For all the sites captured, only stories written in English are included in the sample. Links to pictures on yfrog and videos on Twitcasting are also excluded.

Differences from the NCI

In addition to the base calculation, there are three differences between the NMI and the NCI to note: 

1. While the capture times for the Web sites included in the News Coverage Index rotate each day, a decision was made to keep the times the same for the New Media Index. The reasoning is that since these lists compile the number of links to stories over a 24 or 48-hour window, rotating the time of capture would result in different increments of times between each capture. Through testing, PEJ has discovered that the stories on the lists change significantly more over a 24-hour period than they do over a 12 or 16-hour period.

2. While the News Coverage Index is comprised of primarily U.S.-based media outlets, the aggregators of blogs and other social media include both U.S. and non-U.S. blogs. In addition, stories that are linked to can be from non-U.S. sources.
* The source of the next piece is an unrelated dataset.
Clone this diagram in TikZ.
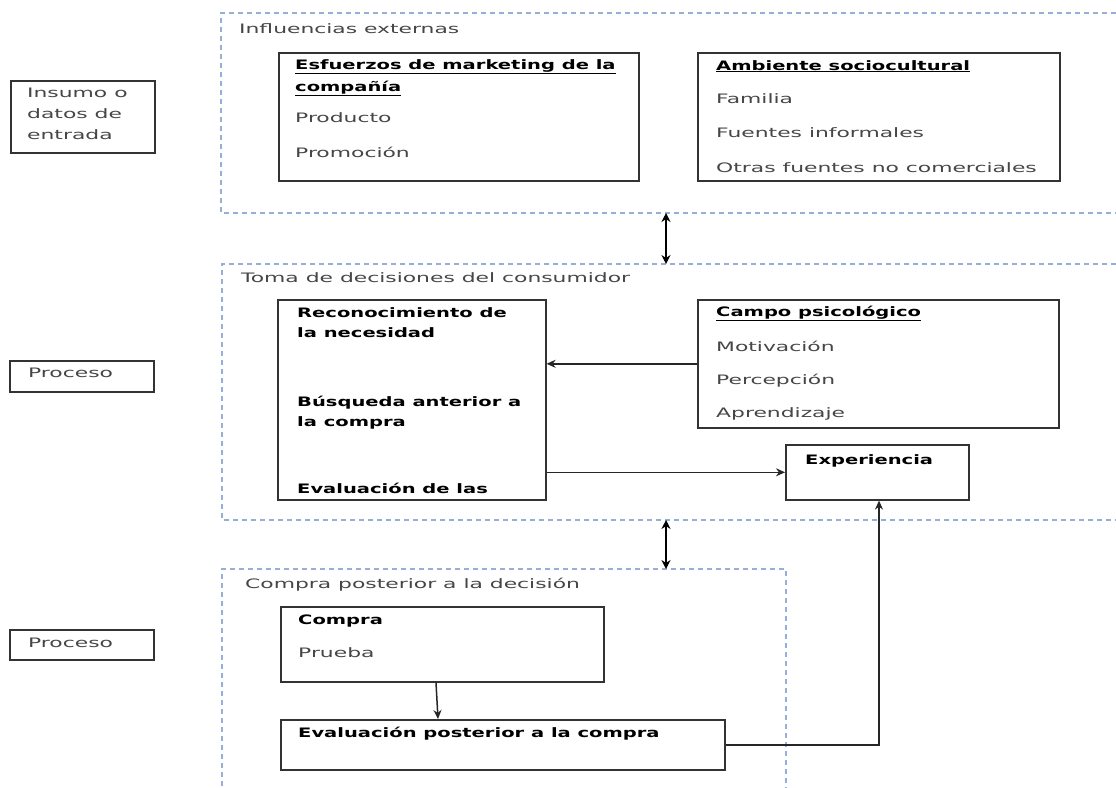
\documentclass[tikz,border=0pt]{standalone}
\usepackage{fontspec}
\setmainfont{DejaVu Sans}[FakeStretch=1.68]
\newfontfamily\bfam{DejaVu Sans}[FakeStretch=1.5]
\usetikzlibrary{arrows.meta}
\definecolor{dashc}{RGB}{150,175,215}
\definecolor{txtc}{RGB}{70,70,70}
\begin{document}
\begin{tikzpicture}[x=1pt,y=-1pt,
  box/.style={draw=black!80, line width=1.6pt, inner sep=0pt, anchor=north west},
  cont/.style={draw=dashc, line width=1.5pt, dash pattern=on 5pt off 4pt},
  txt/.style={anchor=base west, inner sep=0pt, font=\fontsize{13}{15}\selectfont, text=txtc},
  btxt/.style={anchor=base west, inner sep=0pt, font=\fontsize{13}{15}\selectfont\bfam\bfseries, text=black},
  arr/.style={draw=black!85, line width=1.5pt, -{Stealth[length=9pt,width=8pt]}},
  dbl/.style={draw=black, line width=1.5pt, {Stealth[length=9pt,width=9pt]}-{Stealth[length=9pt,width=9pt]}}]
\useasboundingbox (0,0) rectangle (1116,787);
\fill[white] (0,0) rectangle (1116,787);

% containers
\draw[cont] (1125,13) -- (221,13) -- (221,213) -- (1125,213);
\draw[cont] (1125,264) -- (222,264) -- (222,520) -- (1125,520);
\draw[cont] (222,795) -- (222,569) -- (786,569) -- (786,795);
\coordinate (c1b) at (666,213);
\coordinate (c2t) at (666,264);
\coordinate (c2b) at (666,520);
\coordinate (c3t) at (666,569);

% left boxes
\node[box, minimum width=144pt, minimum height=72pt] (insumo) at (10,80) {};
\node[box, minimum width=144pt, minimum height=31pt] (proc1) at (9,360) {};
\node[box, minimum width=144pt, minimum height=30pt] (proc2) at (9,629) {};
\node[txt] (t-ins1) at (27,97) {Insumo o};
\node[txt] (t-ins2) at (27,118) {datos de};
\node[txt] (t-ins3) at (27,139) {entrada};
\node[txt] (t-pr1) at (28,377) {Proceso};
\node[txt] (t-pr2) at (28,647) {Proceso};

% top container
\node[txt] (t-inf) at (239,33) {Influencias externas};
\node[box, minimum width=360pt, minimum height=128pt] (esf) at (278,52) {};
\node[btxt] (t-esf1) at (295,69) {\underline{Esfuerzos de marketing de la}};
\node[btxt] (t-esf2) at (295,91) {\underline{compañía}};
\node[txt] (t-esf3) at (295,122) {Producto};
\node[txt] (t-esf4) at (295,157) {Promoción};
\node[box, minimum width=362pt, minimum height=128pt] (amb) at (697,52) {};
\node[btxt] (t-amb1) at (716,70) {\underline{Ambiente sociocultural}};
\node[txt] (t-amb2) at (716,103) {Familia};
\node[txt] (t-amb3) at (716,137) {Fuentes informales};
\node[txt] (t-amb4) at (716,172) {Otras fuentes no comerciales};

% middle container
\node[txt] (t-toma) at (241,282) {Toma de decisiones del consumidor};
\node[box, minimum width=268pt, minimum height=200pt] (rec) at (277,299) {};
\node[btxt] (t-rec1) at (297,317) {Reconocimiento de};
\node[btxt] (t-rec2) at (297,337) {la necesidad};
\node[btxt] (t-rec3) at (297,406) {Búsqueda anterior a};
\node[btxt] (t-rec4) at (297,426) {la compra};
\node[btxt] (t-rec5) at (297,493) {Evaluación de las};
\node[box, minimum width=361pt, minimum height=128pt] (campo) at (697,299) {};
\node[btxt] (t-cam1) at (716,316) {\underline{Campo psicológico}};
\node[txt] (t-cam2) at (716,351) {Motivación};
\node[txt] (t-cam3) at (716,384) {Percepción};
\node[txt] (t-cam4) at (716,417) {Aprendizaje};
\node[box, minimum width=183pt, minimum height=55pt] (exp) at (785,444) {};
\node[btxt] (t-exp) at (805,464) {Experiencia};

% bottom container
\node[txt] (t-cpd) at (245,588) {Compra posterior a la decisión};
\node[box, minimum width=323pt, minimum height=75pt] (compra) at (280,606) {};
\node[btxt] (t-com1) at (298,624) {Compra};
\node[txt] (t-com2) at (298,657) {Prueba};
\node[box, minimum width=444pt, minimum height=50pt] (evalp) at (280,719) {};
\node[btxt] (t-eval) at (298,737) {Evaluación posterior a la compra};

% connectors
\draw[dbl] (c1b) -- (c2t);
\draw[dbl] (c2b) -- (c3t);
\draw[arr] (campo.west) -- (campo.west -| rec.east);
\draw[arr] (rec.east |- exp.west) -- (exp.west);
\draw[arr] ([xshift=156pt]compra.south west) -- ([xshift=158pt]evalp.north west);
\draw[arr] (evalp.east) -| ([xshift=94pt]exp.south west);
\end{tikzpicture}
\end{document}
3. PEJ’s weekly News Coverage Index includes Sunday newspapers while the New Media Index is Monday through Friday.

YouTube Videos

The New Media Index also includes a section of the most popular news video on YouTube each week.  

Each Friday at noon EST, a PEJ staff member captures the list of most viewed news and politics videos on YouTube over the previous week. These videos are categorized as such on the YouTube site and are often a mix of mainstream news reports, raw footage relating to breaking events, or other types of public affairs clips. PEJ determines the top five most viewed videos as they are listed on YouTube’s page at the time of capture.

Note: After consulting various reference guides and outside consultants on usage, the Project has chosen to refer to its several weekly content analysis reports as “indexes”—the version largely accepted in journalism—instead of “indices”—a term used more frequently in scientific or academic writing.